Accedere alle piattaforme social è gratis per gli utenti, ma per Meta è fonte di un grosso guadagno derivante dalla profilazione e vendita dei dati, su questo guadagno deve pagare l’Iva. É questo, in sintesi, l’assunto contestato dalla Procura milanese a Meta, dopo lunghe indagini condotte dai pm Giovanni Polizzi e Cristian Barilli.
La Procura ha, quindi, chiuso le indagini nei confronti dei rappresentanti legali di Meta Platforms Ireland Limited, titolare dei social network Facebook e Instagram, ed ha contestato una evasione fiscale di oltre 887 milioni di euro.

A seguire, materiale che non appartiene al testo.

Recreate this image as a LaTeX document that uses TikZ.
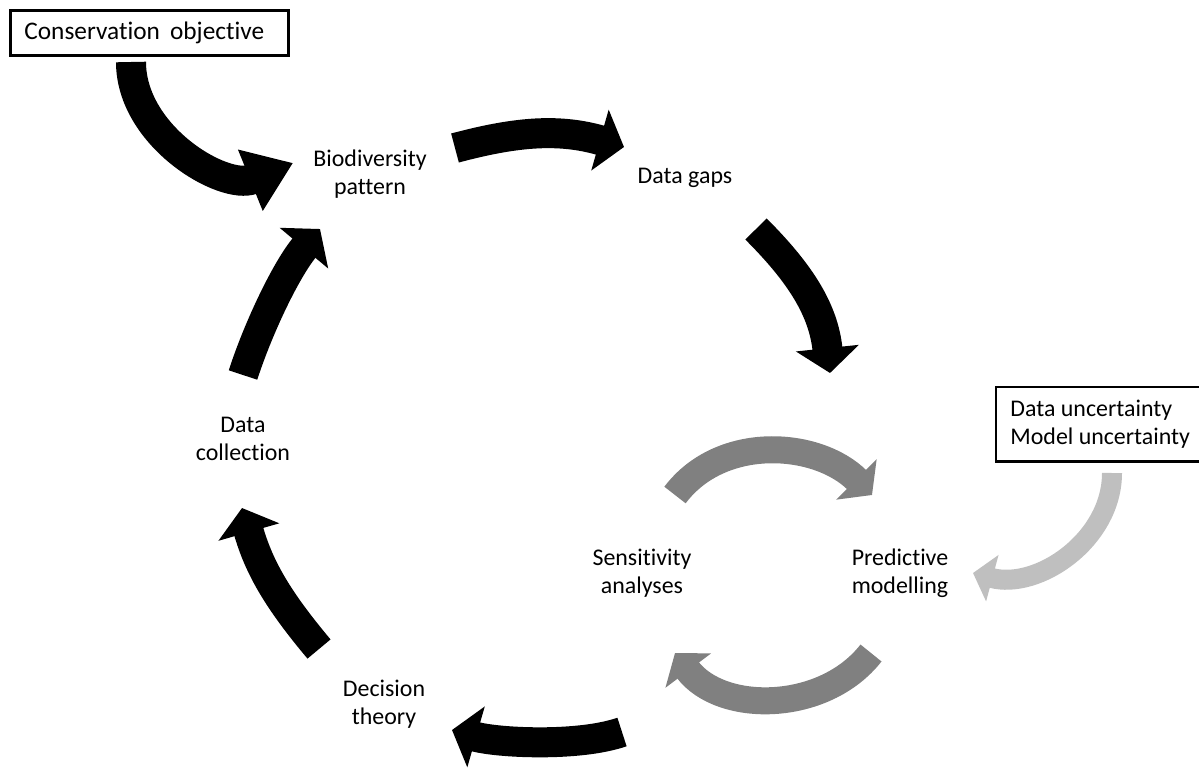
\documentclass[tikz,border=0pt]{standalone}
\usepackage{fontspec}
\setmainfont{Carlito}[Ligatures=NoCommon]
\usepackage{tikz}
\usetikzlibrary{arrows.meta,positioning}
\definecolor{loopgray}{RGB}{128,128,128}
\definecolor{inputgray}{RGB}{191,191,191}
\newcommand{\stagefont}{\fontsize{17}{20}\selectfont}
\tikzset{
    stage/.style={align=center, font=\stagefont, inner sep=0pt},
    notebox/.style={line width=2pt, align=left, anchor=north west, inner ysep=0pt},
    blackarrow/.style={draw=black, line width=0.75cm, -{Triangle[width=1.55cm,length=0.625cm]}},
    loopgrayarrow/.style={draw=loopgray, line width=0.675cm, -{Triangle[width=1.4cm,length=0.55cm]}},
    inputarrow/.style={draw=inputgray, line width=0.5cm, -{Triangle[width=1.175cm,length=0.5cm]}},
}

\begin{document}
\begin{tikzpicture}[x=0.025cm, y=0.025cm]
    \useasboundingbox (0,0) rectangle (1199,-771);
    \coordinate (rightedge) at (1199,0);

    % boxes
    \node[notebox, draw, font=\fontsize{18}{21}\selectfont, text width=6.25cm, inner xsep=0.35cm,
          minimum height=1.125cm] (cons) at (9,-9) {Conservation\hspace{0.4em}objective};
    \node[notebox, font=\stagefont, inner xsep=0.325cm,
          minimum height=1.8cm] (unc) at (996,-387) {Data uncertainty\\Model uncertainty};
    % box runs off the right edge
    \draw[line width=2pt] (rightedge |- unc.north) -- (unc.north west) -- (unc.south west) -- (rightedge |- unc.south);

    % stages of the cycle
    \node[stage] (bio)  at (370,-174) {Biodiversity\\pattern};
    \node[stage] (gaps) at (685,-178) {Data gaps};
    \node[stage] (pred) at (900,-573) {Predictive\\modelling};
    \node[stage] (sens) at (642,-573) {Sensitivity\\analyses};
    \node[stage] (dec)  at (384,-704) {Decision\\theory};
    \node[stage] (coll) at (243,-439) {Data\\collection};

    % arrow ends
    \coordinate (consS) at (131,-62);   \coordinate (consE) at (293,-163);
    \coordinate (bioS)  at (455,-148);  \coordinate (bioE)  at (624,-147);
    \coordinate (gapsS) at (756,-229);  \coordinate (gapsE) at (830,-373);
    \coordinate (predS) at (622,-732);  \coordinate (predE) at (452,-730);
    \coordinate (decS)  at (319,-649);  \coordinate (decE)  at (242,-508);
    \coordinate (collS) at (243,-375);  \coordinate (collE) at (320,-229);
    \coordinate (sensS) at (675,-495);  \coordinate (sensE) at (872,-495);
    \coordinate (backS) at (871,-653);  \coordinate (backE) at (675,-653);
    \coordinate (uncS)  at (1112,-473); \coordinate (uncE)  at (973,-573);

    % main cycle
    \draw[blackarrow, -{Triangle[width=1.575cm,length=1.15cm]}] (consS) to[out=-90, in=202] (consE);
    \draw[blackarrow] (bioS) to[out=15, in=164] (bioE);
    \draw[blackarrow] (gapsS) to[out=-45, in=96] (gapsE);
    \draw[blackarrow] (predS) to[out=199, in=-16, looseness=0.7] (predE);
    \draw[blackarrow] (decS) to[out=130, in=-74] (decE);
    \draw[blackarrow] (collS) to[out=72, in=230, looseness=0.8] (collE);

    % modelling loop
    \draw[loopgrayarrow] (sensS) to[out=53, in=135] (sensE);
    \draw[loopgrayarrow] (backS) to[out=232, in=-53] (backE);
    \draw[inputarrow] (uncS) to[out=-90, in=-15] (uncE);
\end{tikzpicture}
\end{document}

La somma è emersa dopo agli accertamenti del Nucleo di polizia economico finanziaria della Guardia di Finanza in base alla mancata presentazione della dichiarazione dell’imposta sul valore aggiunto da parte del colosso, per gli anni che vanno dal 2015 al 2021.
Le indagini hanno fatto emergere "come il Gruppo Meta, per consentire agli utenti l’utilizzo del proprio software e dei correlati servizi digitali, acquisisca e gestisca, per scopi commerciali, dati, informazioni personali e interazioni sulle piattaforme di ciascun iscritto". Guadagni correlati che, in base a valutazioni giuridiche e fiscali, devono essere tassati, secondo i pm, con l’applicazione dell’imposta sul valore aggiunto, che Meta, invece, negli anni non ha mai versato.

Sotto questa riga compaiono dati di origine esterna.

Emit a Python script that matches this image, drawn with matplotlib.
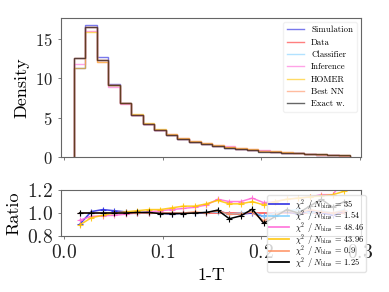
import numpy as np
import matplotlib
matplotlib.use("Agg")
import matplotlib.pyplot as plt
from matplotlib.lines import Line2D

plt.rcParams['font.family'] = ['cmr10', 'DejaVu Serif']
plt.rcParams['mathtext.fontset'] = 'cm'
plt.rcParams['axes.formatter.use_mathtext'] = True
plt.rcParams['axes.unicode_minus'] = False

# ---------------- data ----------------
bin_lo, bin_hi, n_bins = 0.01, 0.29, 24
data_density = [12.6, 16.5, 12.3, 9.1, 6.8, 5.3, 4.2, 3.4, 2.8, 2.3, 1.95, 1.65,
                1.42, 1.22, 1.05, 0.9, 0.77, 0.65, 0.55, 0.46, 0.38, 0.31, 0.25, 0.19]

ratio_sim = [0.90, 1.012, 1.03, 1.02, 1.01, 1.0, 1.0, 1.0, 0.99, 1.0, 1.0, 1.0,
             1.02, 0.99, 0.99, 1.0, 0.97, 1.0, 1.01, 0.99, 1.02, 1.0, 0.98, 1.02]
ratio_cls = [1.0, 1.0, 1.0, 1.0, 1.0, 1.0, 1.005, 0.995, 1.0, 1.0, 1.0, 1.005,
             1.01, 0.99, 1.0, 1.01, 0.97, 1.0, 1.02, 1.03, 1.0, 1.02, 1.0, 1.03]
ratio_inf = [0.937, 0.97, 0.976, 0.98, 0.99, 1.0, 1.01, 1.02, 1.03, 1.04, 1.05, 1.07,
             1.12, 1.10, 1.10, 1.13, 1.09, 1.10, 1.12, 1.13, 1.14, 1.16, 1.16, 1.30]
ratio_homer = [0.895, 0.958, 0.98, 1.0, 1.01, 1.02, 1.03, 1.03, 1.045, 1.06, 1.06, 1.08,
               1.11, 1.08, 1.08, 1.10, 1.07, 1.10, 1.12, 1.13, 1.14, 1.15, 1.16, 1.19]
ratio_best = [1.0, 1.0, 1.0, 1.0, 1.0, 1.0, 1.0, 1.0, 1.0, 1.0, 1.01, 1.0,
              1.02, 0.99, 0.99, 1.01, 0.93, 0.99, 1.02, 1.0, 1.03, 1.01, 1.0, 1.02]
ratio_exact = [1.0, 1.0, 1.0, 1.0, 1.0, 1.005, 1.005, 0.995, 0.995, 0.995, 1.0, 1.005,
               1.025, 0.95, 0.975, 1.034, 0.91, 0.97, 1.03, 1.0, 1.06, 1.12, 1.05, 1.10]

series_names = ["Simulation", "Data", "Classifier", "Inference", "HOMER", "Best NN", "Exact w."]
series_colors = ["#2020e0", "#ff2a2a", "#7fd0ff", "#ff66d8", "#ffc400", "#ff9060", "#000000"]
chi2_values = ["35", "1.54", "48.46", "43.96", "0.9", "1.25"]

# ---------------- figure ----------------
edges = np.linspace(bin_lo, bin_hi, n_bins + 1)
centers = 0.5 * (edges[:-1] + edges[1:])
data_arr = np.array(data_density)
ratios = [ratio_sim, None, ratio_cls, ratio_inf, ratio_homer, ratio_best, ratio_exact]

fig = plt.figure(figsize=(3.89, 2.92), dpi=100)
ax = fig.add_axes([0.157, 0.462, 0.771, 0.476])
axr = fig.add_axes([0.157, 0.192, 0.771, 0.157], sharex=ax)

spine_col = "#666666"
for a in (ax, axr):
    for s in a.spines.values():
        s.set_color(spine_col)
    a.tick_params(colors=spine_col, labelcolor="#222222", length=2.5, width=0.6)

for name, col, r in zip(series_names, series_colors, ratios):
    vals = data_arr if r is None else data_arr * np.array(r)
    ax.stairs(vals, edges, baseline=0, fill=False, color=col, alpha=0.6,
              linewidth=1.0, label=name)

ax.set_ylim(0, 17.6)
ax.set_yticks([0, 5, 10, 15])
ax.set_ylabel("Density", fontsize=13)
ax.tick_params(axis='y', labelsize=12)
ax.tick_params(axis='x', labelbottom=False)
ax.legend(loc='upper right', fontsize=6.3, frameon=True, framealpha=0.8,
          edgecolor="#eeeeee", handlelength=2.0, handleheight=0.7,
          labelspacing=0.45, borderpad=0.4)

# ratio panel
axr.plot(centers, np.ones_like(centers), color=series_colors[1], alpha=0.8, linewidth=1.2)
handles, labels = [], []
chi_iter = iter(chi2_values)
for name, col, r in zip(series_names, series_colors, ratios):
    if r is None:
        continue
    chi = next(chi_iter)
    a = 0.85 if col != "#000000" else 1.0
    axr.plot(centers, r, color=col, alpha=a, linewidth=1.1, marker='+',
             markersize=4, markeredgewidth=0.8)
    handles.append(Line2D([], [], color=col, alpha=a, linewidth=1.3))
    labels.append(r"$\chi^2$ / $N_{\rm bins}$ = " + chi)

axr.set_ylim(0.8, 1.2)
axr.set_yticks([0.8, 1.0, 1.2])
axr.set_xlim(-0.003, 0.301)
axr.set_xticks([0.0, 0.1, 0.2, 0.3])
axr.tick_params(labelsize=14)
axr.set_ylabel("Ratio", fontsize=13)
axr.set_xlabel("1-T", fontsize=13)
axr.legend(handles, labels, loc='upper left', bbox_to_anchor=(0.676, 0.346),
           bbox_transform=fig.transFigure, fontsize=6, frameon=True,
           framealpha=0.8, edgecolor="#dddddd", handlelength=2.4, labelspacing=-0.4,
           borderpad=0.2, handletextpad=0.7)

fig.savefig("out.png", dpi=100)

Le indagini hanno permesso, quindi, di configurare il reato di "omessa dichiarazione ai fini Iva di cui all’articolo 5, comma 1, del D.Lgs. n. 74/2000 per i periodi d’imposta dal 2015 al 2021". Avrebbero "omesso di dichiarare un imponibile pari ad euro 3.989.197.744,05", cioé quasi 4 miliardi di euro.
Come ha sottolineato il procuratore Marcello Viola in una nota, "la natura non gratuita dei servizi offerti - nodo centrale dell’indagine - negli anni passati è già stata affermata dall’ Autorità Garante della Concorrenza e del Mercato, oltre che da autorevole dottrina, e ha trovato riscontro nelle attività ispettive della Guardia di Finanza". Non è così, invece, per il network americano: "Siamo fortemente in disaccordo con l’idea che l’accesso da parte degli utenti alle piattaforme online debba essere soggetto al pagamento dell’Iva – ha spiegato un portavoce –. Abbiamo collaborato pienamente con le autorità rispetto ai nostri obblighi derivanti dalla legislazione europea e nazionale e continueremo a farlo".